Yesterday marked 40 years since Steven Spielberg’s classic film Jaws was released. It is a thrilling film, and changed cinema forever – but it also led to massive misunderstanding of sharks.
Sharks are beautiful, intelligent creatures that have been on the planet for a lot longer than humans - 440 million years in fact. Shark attacks are exceedingly rare – as shown by the consistently minuscule shark attack numbers year after year. Peter Benchley, who wrote ‘Jaws’, became an advocate of ocean and shark conservation saying that if he had to rewrite Jaws, the shark would be the victim, not the villain. The Benchley Awards are unique in acknowledging outstanding achievement each year across many sectors of society leading to the protection of our coasts and oceans. A few weeks ago, two Ocean Elders won awards : For Excellence in National Stewardship – HSH Prince Albert II of Monaco and or for Excellence in Exploration – Nainoa Thompson.
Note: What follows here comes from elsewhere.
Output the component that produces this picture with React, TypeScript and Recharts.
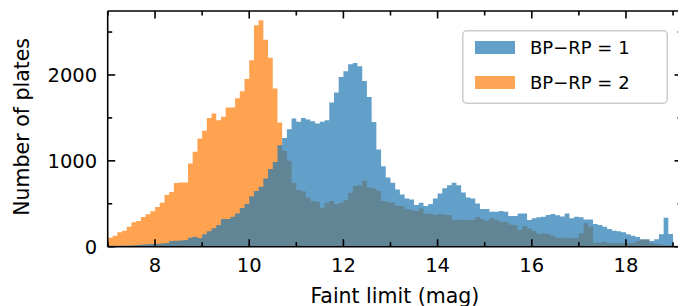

I have swum with sharks on many occasions and it is always a magical experience. These include great white sharks and tiger sharks – those most feared by people. Last year, shark expert Dr Neil Hammerschlag told us there have only been 100 bites from tiger sharks on humans since records began. 71 were non-fatal, 29 fatal, equalling 0.2 per year. In contrast, there are more than 1038 human bites on humans in New York city per year.
A staggering 100 million sharks are killed every year by humans, with most of these going to make shark fin soup. A recent study even revealed that eating shark fin soup could increase the likelihood of developing neurodegenerative diseases like Alzheimer’s. As WildAid explain, when the buying stops, the killing can too. In addition, we need to create more shark sanctuaries and introduce global protections too.
While being scared out of your seat by a fictional film is all well and good, in reality there is no reason whatsoever for humans to kill sharks. As the image explains: This is the most dangerous animal in the world. It is responsible for millions of deaths every year. By its side, a great white shark swims peacefully.